Thursday, August 27, 2009

Joanne Kilgour Dowdy’s “Ovuh Dyuh” discusses Dowdy’s insecurities concerning her search for the “right” language, and consequently the “right” identity for herself, as she is growing up as a young girl, and later as a young woman, in Trinidad. Dowdy relates her experiences as wearing several different “masks” and “playing” someone else. When Dowdy finally finds the balance between her two languages, and her two “selves”, she describes people like herself as having a need to live in “double realities” and the need to be “in two places at the same time, ovuh dyuh and here too” (11). Another way Dowdy addresses this same topic is by discussing the challenges of switching between the “home language to the public language” (13). But what is Dowdy’s true language? Is it Trinidadian that she speaks privately, or is it English that she speaks publicly? Is it in both? If all the Trinidadians are being encouraged to speak more and more Standard English, what will happen to the Trinidad language? As future teachers, how do we go about approaching students that will have similar conflicts as Dowdy has?
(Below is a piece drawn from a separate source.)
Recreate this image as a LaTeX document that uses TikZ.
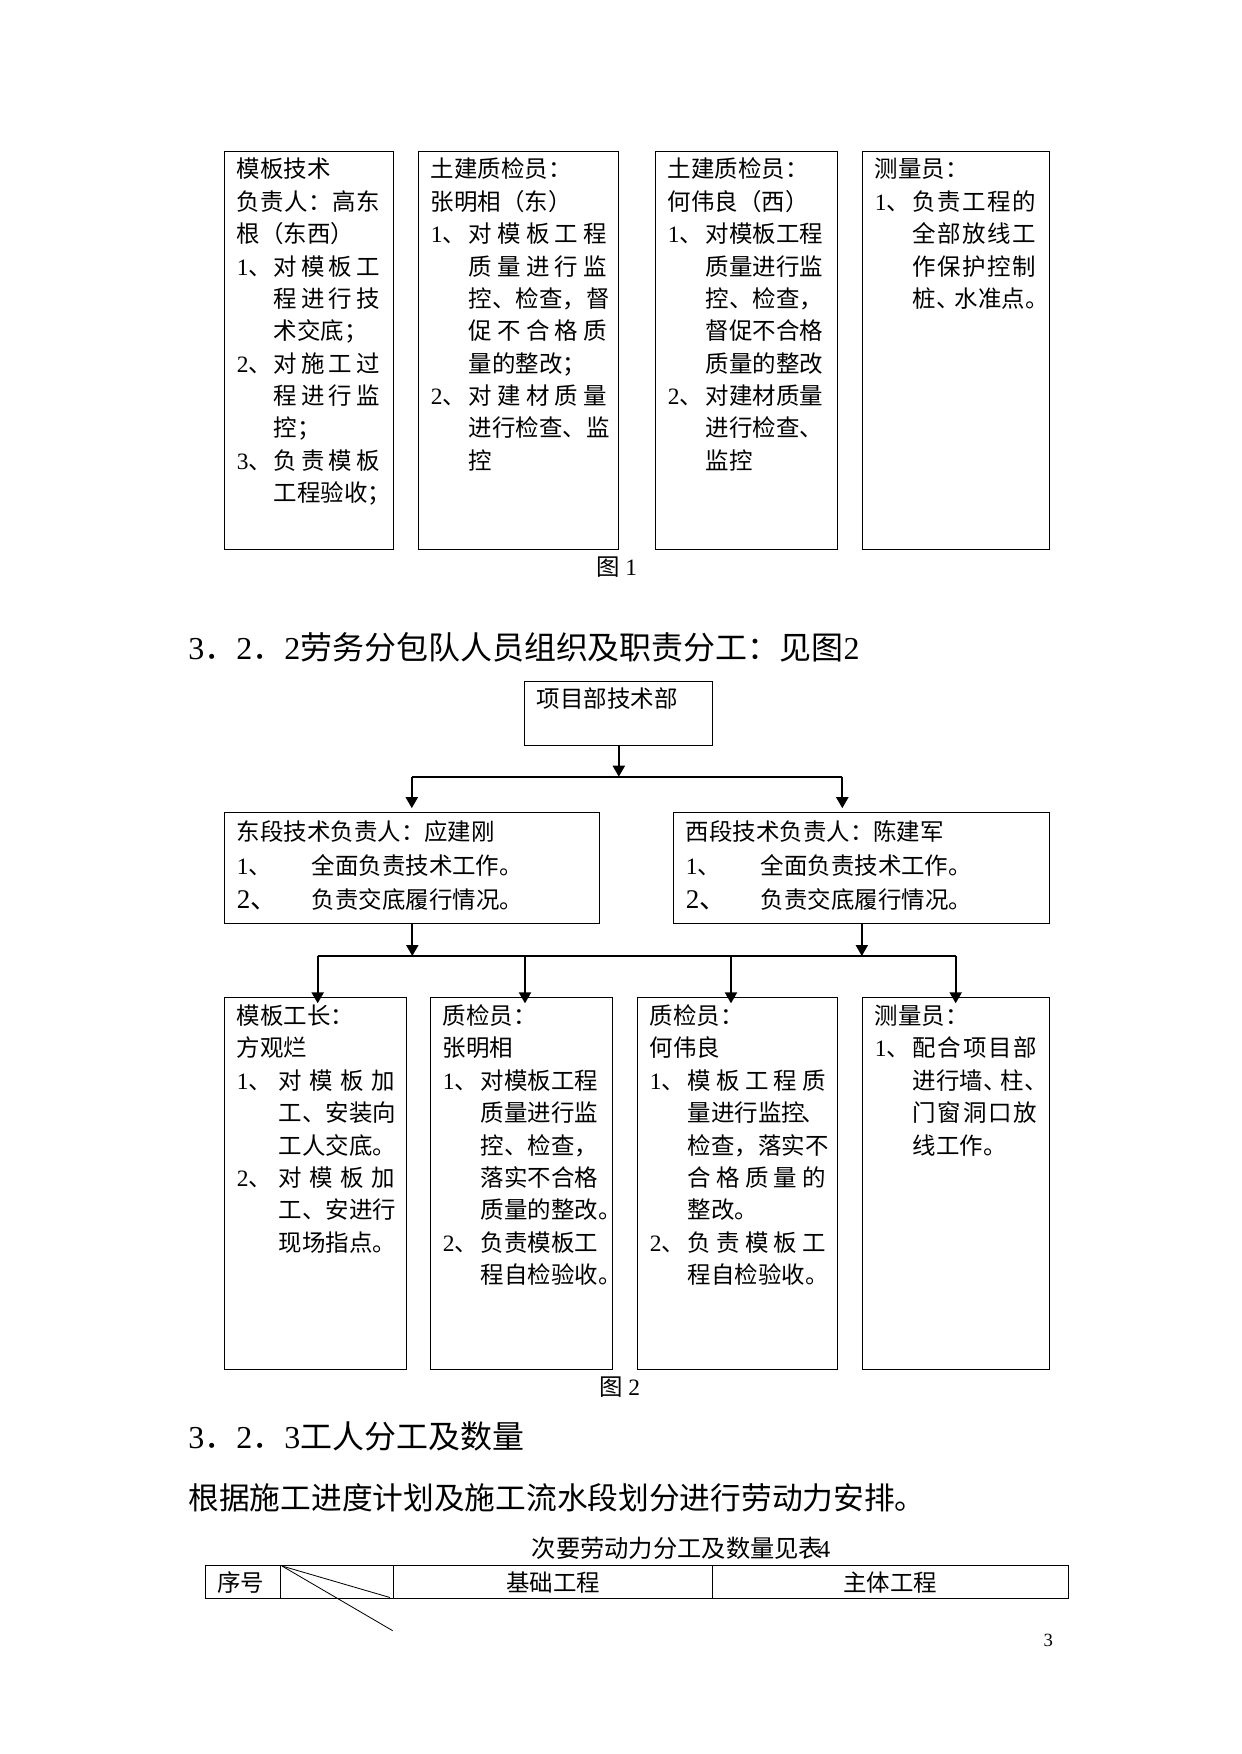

Should we encourage both languages and encourage the student to find their “double reality”, or should we tell the student to leave their “home language” at the door and bring their “public language” to class?

1 comment:

  1. This opening chapter essentially serves as an introduction to the issues of linguistic insecurity and the muddled sense of identity one experiences as the result of the loss of one’s native language. The narrator feels conflicted by her mother’s desire to raise a daughter who is capable of becoming a prominent figure in society by practicing the British English of the imperialistic regime present in Trinidad and her own desire to feel comfortable communicating with her peers. It is not until the narrator has graduated from secondary school that she is able to balance her use of the Trinidadian language with the formal English that has pervaded all public forums. It took great will upon the part of the narrator to embrace the English language that had previously ostracized her from her people and left her feeling that she had betrayed her culture only to be plagued by feelings of insecurity. This passage has caused me to speculate as to why colonists are motivated to strip the subjugated people of their native language. Perhaps, they feel it would cause separation among those being oppressed or that it would expedite the process of proselytization. I also find it intriguing that even after Trinidad gained its independence that it retained the language of those who had previously stifled Trinidad and its culture. I am also compelled by the idea that the act of translation is debilitating for the speaker, “the act of translation cooling the passion of thought” (12). It is unfortunate that the narrator and those individuals like her were unable to express themselves as freely and concretely as they desired. I am left with the sobering reality that every individual uses language as a means to be understood, but in the case of the narrator when the pressure to conform to a “master discourse” impressed itself upon her she was left voiceless (12).